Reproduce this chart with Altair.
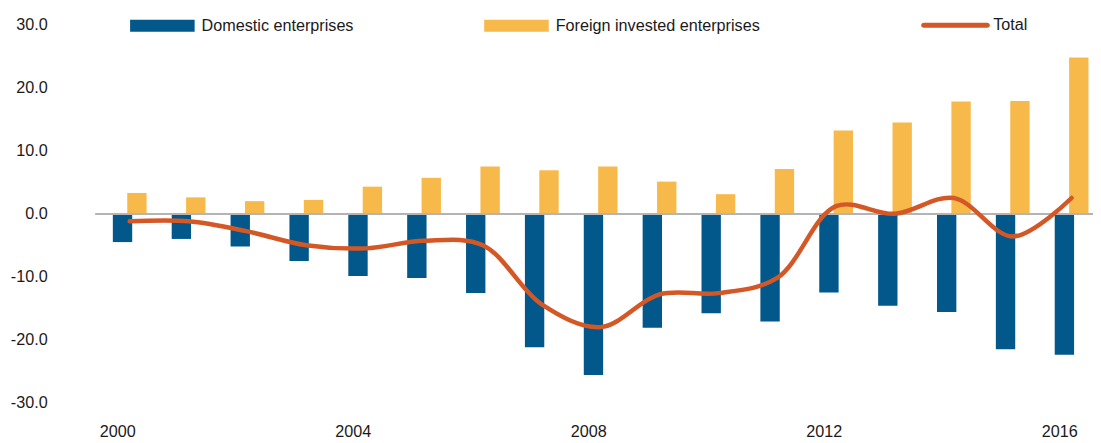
import altair as alt
import pandas as pd

years = list(range(2000, 2017))
domestic = [-4.5, -4.0, -5.2, -7.5, -9.9, -10.2, -12.6, -21.2, -25.6, -18.1, -15.8, -17.1, -12.5, -14.6, -15.6, -21.5, -22.4]
foreign = [3.3, 2.6, 2.0, 2.2, 4.3, 5.7, 7.5, 6.9, 7.5, 5.1, 3.1, 7.1, 13.2, 14.5, 17.8, 17.9, 24.8]
total = [-1.2, -1.2, -2.8, -5.0, -5.5, -4.3, -5.0, -14.4, -18.0, -12.8, -12.6, -10.2, 1.2, 0.0, 2.5, -3.6, 2.5]
x_ticks = [2000, 2004, 2008, 2012, 2016]
y_ticks = [-30, -20, -10, 0, 10, 20, 30]
series_names = ["Domestic enterprises", "Foreign invested enterprises", "Total"]

BLUE = "#02578b"
YELLOW = "#f8b94b"
ORANGE = "#d45726"
FONT = "Liberation Sans, Arial, sans-serif"
FS = 16.3
TXT = "#1a1a1a"

df_dom = pd.DataFrame({"year": years, "value": domestic, "series": series_names[0]})
df_for = pd.DataFrame({"year": years, "value": foreign, "series": series_names[1]})
df_tot = pd.DataFrame({"year": years, "value": total, "series": series_names[2]})

x_enc = alt.X(
    "year:Q",
    scale=alt.Scale(domain=[1999.51, 2016.28], nice=False, zero=False),
    axis=alt.Axis(values=x_ticks, format="d", grid=False, domain=False, ticks=False,
                  labelPadding=21, labelOffset=-12.5, title=None, labelFlush=False,
                  labelOverlap=False, labelFontSize=FS, labelFont=FONT, labelColor=TXT),
)
y_enc = alt.Y(
    "value:Q",
    scale=alt.Scale(domain=[-30, 30], nice=False),
    axis=alt.Axis(values=y_ticks, grid=False, domain=False, ticks=False,
                  labelExpr="datum.value < 0 ? '-' + format(-datum.value, '.1f') : format(datum.value, '.1f')",
                  labelPadding=49, title=None, labelFontSize=FS, labelFont=FONT,
                  labelColor=TXT),
)

RECT = "M-1,-0.185H1V0.185H-1Z"
CAPSULE = "M-1,-0.08H1A0.08,0.08 0 0 1 1,0.08H-1A0.08,0.08 0 0 1 -1,-0.08Z"


def bar_legend(x):
    return alt.Legend(orient="none", legendX=x, legendY=-31.5, title=None,
                      symbolType=RECT, symbolSize=4225, symbolStrokeWidth=0,
                      labelFontSize=FS, labelFont=FONT, labelColor=TXT,
                      labelOffset=7, labelLimit=400, padding=0)


dom = alt.Chart(df_dom).mark_bar(width=19.5, xOffset=-7.2).encode(
    x=x_enc, y=y_enc,
    fill=alt.Fill("series:N", scale=alt.Scale(domain=[series_names[0]], range=[BLUE]),
                  legend=bar_legend(34.5)),
)
fore = alt.Chart(df_for).mark_bar(width=19.5, xOffset=7.3).encode(
    x=x_enc, y=y_enc,
    fill=alt.Fill("series:N", scale=alt.Scale(domain=[series_names[1]], range=[YELLOW]),
                  legend=bar_legend(391.2)),
)
zero = alt.Chart(df_dom).mark_rule(color="#b4b4b4", strokeWidth=1.5).encode(
    y=alt.datum(0)
)
line = alt.Chart(df_tot).mark_line(interpolate="catmull-rom", strokeWidth=4.5,
                                   strokeCap="round").encode(
    x=x_enc, y=y_enc,
    stroke=alt.Stroke("series:N", scale=alt.Scale(domain=[series_names[2]], range=[ORANGE]),
                      legend=alt.Legend(orient="none", legendX=834, legendY=-31.5,
                                        title=None, symbolType=CAPSULE, symbolSize=4096,
                                        symbolStrokeWidth=0, symbolFillColor=ORANGE,
                                        labelFontSize=FS, labelFont=FONT, labelColor=TXT,
                                        labelOffset=6, labelLimit=400, padding=0)),
)

chart = alt.layer(dom, fore, zero, line).resolve_scale(
    fill="independent", stroke="independent"
).properties(
    width=1004.5, height=380.7,
    autosize=alt.AutoSizeParams(type="none"),
    padding={"left": 88.5, "top": 15.3, "right": 0, "bottom": 39},
    background="white",
).configure_view(stroke=None, strokeWidth=0)

chart.save("out.html", embed_options={"renderer": "svg", "actions": False})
-*-*-
Leave out all pictures, then copy the remaining material exactly.

Reproduce this chart with Altair.
import altair as alt
import pandas as pd

years = list(range(2000, 2017))
domestic = [-4.5, -4.0, -5.2, -7.5, -9.9, -10.2, -12.6, -21.2, -25.6, -18.1, -15.8, -17.1, -12.5, -14.6, -15.6, -21.5, -22.4]
foreign = [3.3, 2.6, 2.0, 2.2, 4.3, 5.7, 7.5, 6.9, 7.5, 5.1, 3.1, 7.1, 13.2, 14.5, 17.8, 17.9, 24.8]
total = [-1.2, -1.2, -2.8, -5.0, -5.5, -4.3, -5.0, -14.4, -18.0, -12.8, -12.6, -10.2, 1.2, 0.0, 2.5, -3.6, 2.5]
x_ticks = [2000, 2004, 2008, 2012, 2016]
y_ticks = [-30, -20, -10, 0, 10, 20, 30]
series_names = ["Domestic enterprises", "Foreign invested enterprises", "Total"]

BLUE = "#02578b"
YELLOW = "#f8b94b"
ORANGE = "#d45726"
FONT = "Liberation Sans, Arial, sans-serif"
FS = 16.3
TXT = "#1a1a1a"

df_dom = pd.DataFrame({"year": years, "value": domestic, "series": series_names[0]})
df_for = pd.DataFrame({"year": years, "value": foreign, "series": series_names[1]})
df_tot = pd.DataFrame({"year": years, "value": total, "series": series_names[2]})

x_enc = alt.X(
    "year:Q",
    scale=alt.Scale(domain=[1999.51, 2016.28], nice=False, zero=False),
    axis=alt.Axis(values=x_ticks, format="d", grid=False, domain=False, ticks=False,
                  labelPadding=21, labelOffset=-12.5, title=None, labelFlush=False,
                  labelOverlap=False, labelFontSize=FS, labelFont=FONT, labelColor=TXT),
)
y_enc = alt.Y(
    "value:Q",
    scale=alt.Scale(domain=[-30, 30], nice=False),
    axis=alt.Axis(values=y_ticks, grid=False, domain=False, ticks=False,
                  labelExpr="datum.value < 0 ? '-' + format(-datum.value, '.1f') : format(datum.value, '.1f')",
                  labelPadding=49, title=None, labelFontSize=FS, labelFont=FONT,
                  labelColor=TXT),
)

RECT = "M-1,-0.185H1V0.185H-1Z"
CAPSULE = "M-1,-0.08H1A0.08,0.08 0 0 1 1,0.08H-1A0.08,0.08 0 0 1 -1,-0.08Z"


def bar_legend(x):
    return alt.Legend(orient="none", legendX=x, legendY=-31.5, title=None,
                      symbolType=RECT, symbolSize=4225, symbolStrokeWidth=0,
                      labelFontSize=FS, labelFont=FONT, labelColor=TXT,
                      labelOffset=7, labelLimit=400, padding=0)


dom = alt.Chart(df_dom).mark_bar(width=19.5, xOffset=-7.2).encode(
    x=x_enc, y=y_enc,
    fill=alt.Fill("series:N", scale=alt.Scale(domain=[series_names[0]], range=[BLUE]),
                  legend=bar_legend(34.5)),
)
fore = alt.Chart(df_for).mark_bar(width=19.5, xOffset=7.3).encode(
    x=x_enc, y=y_enc,
    fill=alt.Fill("series:N", scale=alt.Scale(domain=[series_names[1]], range=[YELLOW]),
                  legend=bar_legend(391.2)),
)
zero = alt.Chart(df_dom).mark_rule(color="#b4b4b4", strokeWidth=1.5).encode(
    y=alt.datum(0)
)
line = alt.Chart(df_tot).mark_line(interpolate="catmull-rom", strokeWidth=4.5,
                                   strokeCap="round").encode(
    x=x_enc, y=y_enc,
    stroke=alt.Stroke("series:N", scale=alt.Scale(domain=[series_names[2]], range=[ORANGE]),
                      legend=alt.Legend(orient="none", legendX=834, legendY=-31.5,
                                        title=None, symbolType=CAPSULE, symbolSize=4096,
                                        symbolStrokeWidth=0, symbolFillColor=ORANGE,
                                        labelFontSize=FS, labelFont=FONT, labelColor=TXT,
                                        labelOffset=6, labelLimit=400, padding=0)),
)

chart = alt.layer(dom, fore, zero, line).resolve_scale(
    fill="independent", stroke="independent"
).properties(
    width=1004.5, height=380.7,
    autosize=alt.AutoSizeParams(type="none"),
    padding={"left": 88.5, "top": 15.3, "right": 0, "bottom": 39},
    background="white",
).configure_view(stroke=None, strokeWidth=0)

chart.save("out.html", embed_options={"renderer": "svg", "actions": False})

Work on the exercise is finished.